One of the curious elements of philosophical (and literary, but I have more experience here) research, is the patterns you can uncover just from the order in which you read material. Humans are very good at recognizing, or more often making, patterns among events whose causal relationship remains unclear. We spot associations, and build conceptual pictures with them.
In this case, I’ve been alternating between reading anarchist theorists in the 19th and 20th centuries. It throws the contrasts between the two periods into sharper contrast, allowing me to see different ideas.
The most obvious of these contrasts is the reliance on violent overthrow of the state to achieve goals. Reading Mikhail Bakunin (and Peter Kropotkin, though there was less emphasis there), you can tell how devoted he was to radical revolutionary activity. Even just knowledge of Bakunin’s biography is enough to demonstrate that. The man was thrown in a Russian prison for over a decade, and spent most of his life actively agitating for the overthrow of the states of Europe with actual revolutionary armies.
The same zeal is present in Emma Goldman: although she never openly advocated the violent overthrow of the American state, probably in fear of police action herself, her essays are filled with praise for the assassins of US President William McKinley (and just as many denials that they ever met) and King Umberto I of Italy. I admire the kind of courage she had even to state these endorsements in public, given a political environment where people were actually fired from their jobs and arrested just for shaking her hand. It’s not something that most contemporary self-identified anarchist writers have to worry about.
|Anarchist politics isn't about destruction, but organizing|
networks of mutual support. I don't know what you prove
by destroying the front of a shitty chain store.
I’m not talking about the agitators who regularly protest trade and international security summits, who are more often young fools who don’t know how else to channel their idealism and misdirect it into smashing a Starbucks window, causing a whole $1000 in damage. Committing acts of violence in the face of militarized police forces takes a courage of its own, but I wouldn’t exactly call it wise, as it only makes anarchists of all stripes look like the uneducated punks that reactionaries and conservatives say they are. So revolutionary.
No, I mean the theorists like Colin Ward, a political philosopher who worked all his life in the British university sector writing books about the radical necessity to reform the British education system that, while they were read and controversial upon release, contained little that was ever enacted. University anarchism was the kind of radical politics that doesn’t even achieve any potentially dangerous agitation anymore. After decades of Cold War polarization, achieving an actual collective or networked society had become materially impossible.
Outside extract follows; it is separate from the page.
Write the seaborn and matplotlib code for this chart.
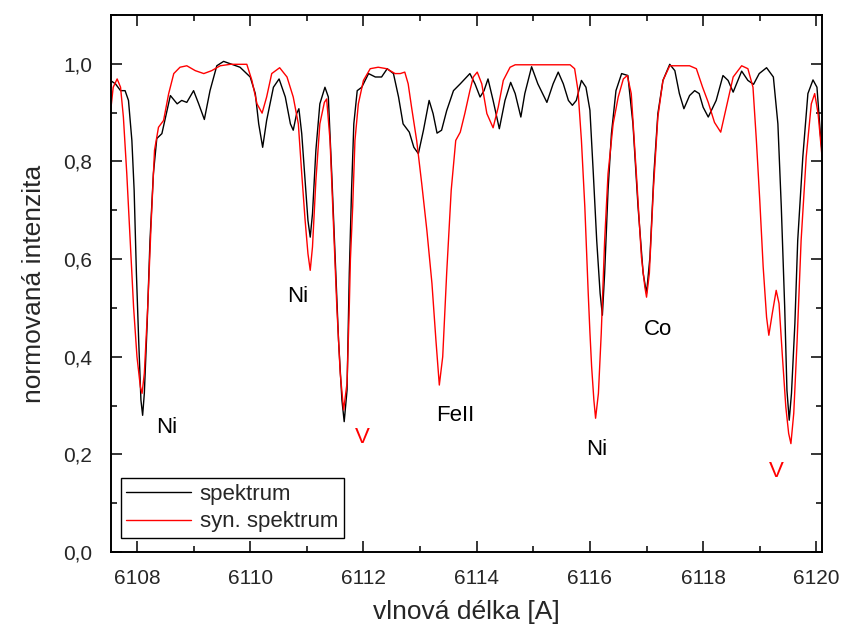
import numpy as np
import pandas as pd
import matplotlib
matplotlib.use('Agg')
import matplotlib.pyplot as plt
import seaborn as sns
from matplotlib.ticker import MultipleLocator, FuncFormatter

spek_x = [6107.53, 6107.62, 6107.71, 6107.79, 6107.85, 6107.91, 6107.95, 6107.99, 6108.03,
          6108.07, 6108.10, 6108.13, 6108.18, 6108.23, 6108.29, 6108.35, 6108.44, 6108.50,
          6108.59, 6108.71, 6108.79, 6108.88, 6109.00, 6109.09, 6109.19, 6109.29, 6109.41,
          6109.53, 6109.65, 6109.82, 6110.00, 6110.09, 6110.15, 6110.22, 6110.29, 6110.41,
          6110.51, 6110.62, 6110.71, 6110.76, 6110.82, 6110.86, 6110.91, 6110.97, 6111.02,
          6111.06, 6111.10, 6111.16, 6111.23, 6111.32, 6111.38, 6111.44, 6111.50, 6111.56,
          6111.62, 6111.66, 6111.71, 6111.75, 6111.79, 6111.83, 6111.89, 6111.97, 6112.09,
          6112.21, 6112.32, 6112.42, 6112.53, 6112.62, 6112.70, 6112.81, 6112.89, 6112.97,
          6113.06, 6113.16, 6113.23, 6113.30, 6113.38, 6113.47, 6113.59, 6113.71, 6113.79,
          6113.88, 6113.97, 6114.06, 6114.13, 6114.20, 6114.29, 6114.40, 6114.50, 6114.60,
          6114.68, 6114.78, 6114.85, 6114.97, 6115.08, 6115.24, 6115.35, 6115.44, 6115.53,
          6115.62, 6115.69, 6115.76, 6115.85, 6115.93, 6116.00, 6116.06, 6116.12, 6116.18,
          6116.22, 6116.26, 6116.32, 6116.38, 6116.46, 6116.56, 6116.67, 6116.76, 6116.85,
          6116.94, 6117.00, 6117.06, 6117.13, 6117.20, 6117.29, 6117.41, 6117.50, 6117.58,
          6117.66, 6117.76, 6117.85, 6117.93, 6118.00, 6118.09, 6118.23, 6118.35, 6118.44,
          6118.53, 6118.68, 6118.79, 6118.89, 6118.99, 6119.12, 6119.24, 6119.32, 6119.38,
          6119.44, 6119.48, 6119.52, 6119.56, 6119.62, 6119.67, 6119.76, 6119.85, 6119.94,
          6120.01, 6120.07, 6120.10]
spek_y = [0.966, 0.959, 0.945, 0.945, 0.925, 0.843, 0.741, 0.571, 0.434,
          0.311, 0.280, 0.325, 0.468, 0.638, 0.775, 0.847, 0.857, 0.888,
          0.935, 0.918, 0.925, 0.921, 0.945, 0.918, 0.886, 0.945, 0.996,
          1.005, 1.000, 0.993, 0.973, 0.939, 0.877, 0.829, 0.884, 0.952,
          0.969, 0.932, 0.877, 0.864, 0.898, 0.908, 0.857, 0.761, 0.679,
          0.645, 0.693, 0.823, 0.918, 0.952, 0.932, 0.775, 0.604, 0.434,
          0.311, 0.267, 0.331, 0.571, 0.741, 0.877, 0.945, 0.952, 0.980,
          0.973, 0.973, 0.990, 0.980, 0.932, 0.877, 0.860, 0.829, 0.816,
          0.864, 0.925, 0.898, 0.858, 0.864, 0.904, 0.945, 0.959, 0.969,
          0.980, 0.959, 0.932, 0.945, 0.969, 0.925, 0.867, 0.925, 0.962,
          0.939, 0.891, 0.939, 0.994, 0.959, 0.921, 0.959, 0.983, 0.959,
          0.925, 0.915, 0.925, 0.966, 0.952, 0.905, 0.775, 0.638, 0.530,
          0.485, 0.571, 0.741, 0.857, 0.945, 0.980, 0.976, 0.877, 0.707,
          0.571, 0.530, 0.604, 0.775, 0.898, 0.966, 0.999, 0.986, 0.939,
          0.908, 0.935, 0.945, 0.939, 0.911, 0.891, 0.925, 0.976, 0.966,
          0.942, 0.985, 0.966, 0.958, 0.980, 0.992, 0.973, 0.877, 0.707,
          0.502, 0.331, 0.270, 0.325, 0.468, 0.638, 0.809, 0.939, 0.967,
          0.952, 0.857, 0.820]

# synthetic spectrum
syn_x = [6107.53, 6107.58, 6107.65, 6107.71, 6107.76, 6107.82, 6107.88, 6107.94, 6108.00,
         6108.06, 6108.09, 6108.13, 6108.19, 6108.25, 6108.31, 6108.38, 6108.47, 6108.56,
         6108.65, 6108.76, 6108.88, 6109.03, 6109.18, 6109.32, 6109.47, 6109.65, 6109.94,
         6110.03, 6110.12, 6110.21, 6110.29, 6110.38, 6110.52, 6110.65, 6110.76, 6110.85,
         6110.91, 6110.97, 6111.02, 6111.06, 6111.10, 6111.16, 6111.23, 6111.31, 6111.35,
         6111.41, 6111.47, 6111.53, 6111.59, 6111.65, 6111.71, 6111.75, 6111.77, 6111.81,
         6111.85, 6111.91, 6112.00, 6112.12, 6112.26, 6112.41, 6112.56, 6112.65, 6112.73,
         6112.79, 6112.85, 6112.94, 6113.03, 6113.12, 6113.21, 6113.28, 6113.34, 6113.40,
         6113.47, 6113.55, 6113.63, 6113.71, 6113.79, 6113.88, 6113.94, 6114.01, 6114.09,
         6114.18, 6114.29, 6114.38, 6114.47, 6114.59, 6114.68, 6115.65, 6115.73, 6115.79,
         6115.85, 6115.91, 6115.97, 6116.00, 6116.03, 6116.07, 6116.10, 6116.15, 6116.20,
         6116.26, 6116.32, 6116.41, 6116.50, 6116.59, 6116.66, 6116.73, 6116.82, 6116.91,
         6116.97, 6117.00, 6117.05, 6117.12, 6117.20, 6117.29, 6117.41, 6117.76, 6117.88,
         6117.99, 6118.09, 6118.20, 6118.31, 6118.41, 6118.53, 6118.68, 6118.79, 6118.88,
         6118.94, 6119.00, 6119.06, 6119.12, 6119.16, 6119.22, 6119.29, 6119.34, 6119.40,
         6119.46, 6119.51, 6119.55, 6119.60, 6119.66, 6119.73, 6119.82, 6119.91, 6119.97,
         6120.03, 6120.10]
syn_y = [0.898, 0.952, 0.969, 0.952, 0.891, 0.775, 0.638, 0.502, 0.400,
         0.338, 0.325, 0.366, 0.502, 0.673, 0.823, 0.870, 0.884, 0.939,
         0.980, 0.993, 0.996, 0.986, 0.980, 0.986, 0.996, 0.999, 0.999,
         0.966, 0.918, 0.899, 0.932, 0.980, 0.992, 0.973, 0.932, 0.877,
         0.775, 0.679, 0.611, 0.577, 0.625, 0.761, 0.877, 0.921, 0.928,
         0.843, 0.673, 0.502, 0.366, 0.291, 0.346, 0.502, 0.600, 0.707,
         0.843, 0.918, 0.966, 0.990, 0.993, 0.990, 0.980, 0.980, 0.983,
         0.959, 0.911, 0.843, 0.754, 0.659, 0.550, 0.434, 0.342, 0.400,
         0.571, 0.741, 0.843, 0.860, 0.898, 0.945, 0.973, 0.983, 0.959,
         0.898, 0.869, 0.911, 0.966, 0.993, 0.998, 0.998, 0.990, 0.945,
         0.843, 0.707, 0.530, 0.450, 0.380, 0.311, 0.274, 0.325, 0.448,
         0.638, 0.775, 0.877, 0.932, 0.969, 0.976, 0.939, 0.775, 0.604,
         0.543, 0.522, 0.571, 0.741, 0.891, 0.966, 0.996, 0.996, 0.990,
         0.952, 0.921, 0.880, 0.860, 0.911, 0.973, 0.996, 0.990, 0.952,
         0.843, 0.720, 0.584, 0.481, 0.444, 0.488, 0.536, 0.509, 0.400,
         0.297, 0.243, 0.222, 0.284, 0.434, 0.638, 0.809, 0.918, 0.939,
         0.898, 0.809]

# line labels
lab_text = ['Ni', 'Ni', 'V', 'FeII', 'Ni', 'Co', 'V']
lab_x = [6108.52, 6110.83, 6111.98, 6113.62, 6116.12, 6117.20, 6119.30]
lab_y = [0.256, 0.524, 0.235, 0.280, 0.209, 0.456, 0.164]
lab_col = ['black', 'black', 'red', 'black', 'black', 'black', 'red']

df = pd.concat([
    pd.DataFrame({'wl': spek_x, 'I': spek_y, 'serie': 'spektrum'}),
    pd.DataFrame({'wl': syn_x, 'I': syn_y, 'serie': 'syn. spektrum'}),
], ignore_index=True)

sns.set_style('ticks')
plt.rcParams['font.family'] = ['Liberation Sans', 'DejaVu Sans']

fig = plt.figure(figsize=(8.44, 6.30), dpi=100)
ax = fig.add_axes([0.1321, 0.1238, 0.8419, 0.8524])

sns.lineplot(data=df, x='wl', y='I', hue='serie', estimator=None, sort=False,
             palette={'spektrum': 'black', 'syn. spektrum': '#ff0000'},
             linewidth=1.0, ax=ax)

for t, x, y, c in zip(lab_text, lab_x, lab_y, lab_col):
    ax.text(x, y, t, color=c, fontsize=16, ha='center', va='center')

ax.set_xlim(6107.55, 6120.1)
ax.set_ylim(0, 1.1)
ax.xaxis.set_major_locator(MultipleLocator(2))
ax.xaxis.set_minor_locator(MultipleLocator(1))
ax.yaxis.set_major_locator(MultipleLocator(0.2))
ax.yaxis.set_minor_locator(MultipleLocator(0.1))
ax.yaxis.set_major_formatter(FuncFormatter(lambda v, p: f'{v:.1f}'.replace('.', ',')))
ax.xaxis.set_major_formatter(FuncFormatter(lambda v, p: f'{v:.0f}'))
ax.tick_params(which='both', direction='in', top=True, right=True, width=1.3, labelsize=15)
ax.tick_params(axis='x', which='major', pad=12)
ax.tick_params(axis='y', which='major', pad=14)
ax.tick_params(which='major', length=8)
ax.tick_params(which='minor', length=4)
for s in ax.spines.values():
    s.set_linewidth(1.4)
    s.set_color('black')

ax.set_xlabel('vlnová délka [A]', fontsize=19, labelpad=9)
ax.set_ylabel('normovaná intenzita', fontsize=19, labelpad=12)

leg = ax.legend(loc='lower left', bbox_to_anchor=(0.013, 0.026), fontsize=16,
                frameon=True, fancybox=False, edgecolor='black', framealpha=1,
                handlelength=2.9, borderpad=0.25, labelspacing=0.3, handletextpad=0.4,
                borderaxespad=0)
leg.get_frame().set_linewidth(1.0)

fig.savefig('out.png', dpi=100)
People couldn’t even conceive of such a radical change in human society anymore. Ward, writing his central theoretical works in the 1970s, could watch with hope the protest movements of the late 1960s and the cultural currents they generated, especially in Europe. But for the majority who never connected with these ideas, social change of any kind remained an impossible undertaking and a dangerous proposition.
All he could do was write books and join public debates on specific policies and institutions, like education and the schools, and hope to change minds further in his direction by this indirect means. It may have been less exciting, and I don’t think it was successful either,* but I think it had more opportunity for success than the violent revolution of the previous century. It’s much more difficult to become enraged and afraid of a book than a bunch of men and women with weapons.
* Despite the flowering of left-wing political theory in Ward’s golden era, the rise of Thatcher and Reagan ended the possibility of their acceptance in government. The change in popular consciousness after the end of the Cold War, where individualist market ideologies were no longer contested in any major media, only made anarchist ideas seem even more ridiculous. The networked society always seems like an idea whose time will never come.